# Coloration question



## bookjunky4life (Sep 11, 2008)

I'm by no means an expert on black-and-tan vs. bi-color vs. sable etc. However, I have noticed that I really like the GSDs with the really dark muzzle and right around the eyes and then a tan border around that with the rest of the head also tan, usually then with a black saddle. Is there a term to describe that coloring? Just asking out of curiosity


----------



## HeidiW (Apr 9, 2009)

Black and tan saddle backs. They come in a variety of saddle sizes.


----------



## onyx'girl (May 18, 2007)

Many blanket backs have the darker face and some think they are a bi-color. I prefer the darker face, too! 
This is a great site: http://www.shawlein.com/The_Standard/Index_Page/Index_Page.htm


----------



## gsdlove212 (Feb 3, 2006)

black and tan (saddle or blanket back) with a dark mask???


----------



## Samba (Apr 23, 2001)

The rest of the head also tan.... missing the mantle maybe?

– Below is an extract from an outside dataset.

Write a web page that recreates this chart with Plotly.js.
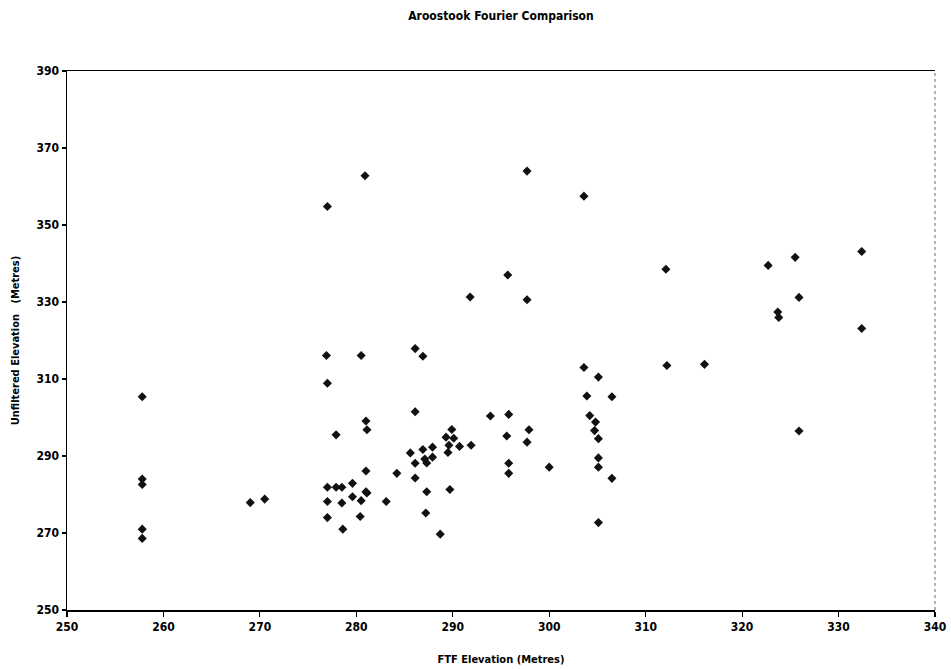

http://www.shawlein.com/The_Standard/07_Colour_&_Pigment/Colour_&_Pigment.html


----------



## georgiapeach717 (Jan 28, 2010)

very cool illustrations...looks like Clover's daddy is a Black Bicolor...and his mom is a black and tan saddleback, but seeing how dark he is compared to others who are so light black and tan already at his age, I think he may follow in his daddys footsteps.


----------



## TXGarnet (Dec 4, 2017)

I just adopted a GSD. What y'all think. Is she bicolor and pure?


----------



## lhczth (Apr 5, 2000)

She looks pure and does look like a bi-color.


----------



## Castlemaid (Jun 29, 2006)

What Lisa said. 

Watch those long nails and get them trimmed as soon as you can. Overly long nails will make walking painful and difficult for her. 

She is very nice! Score on the adoption!


----------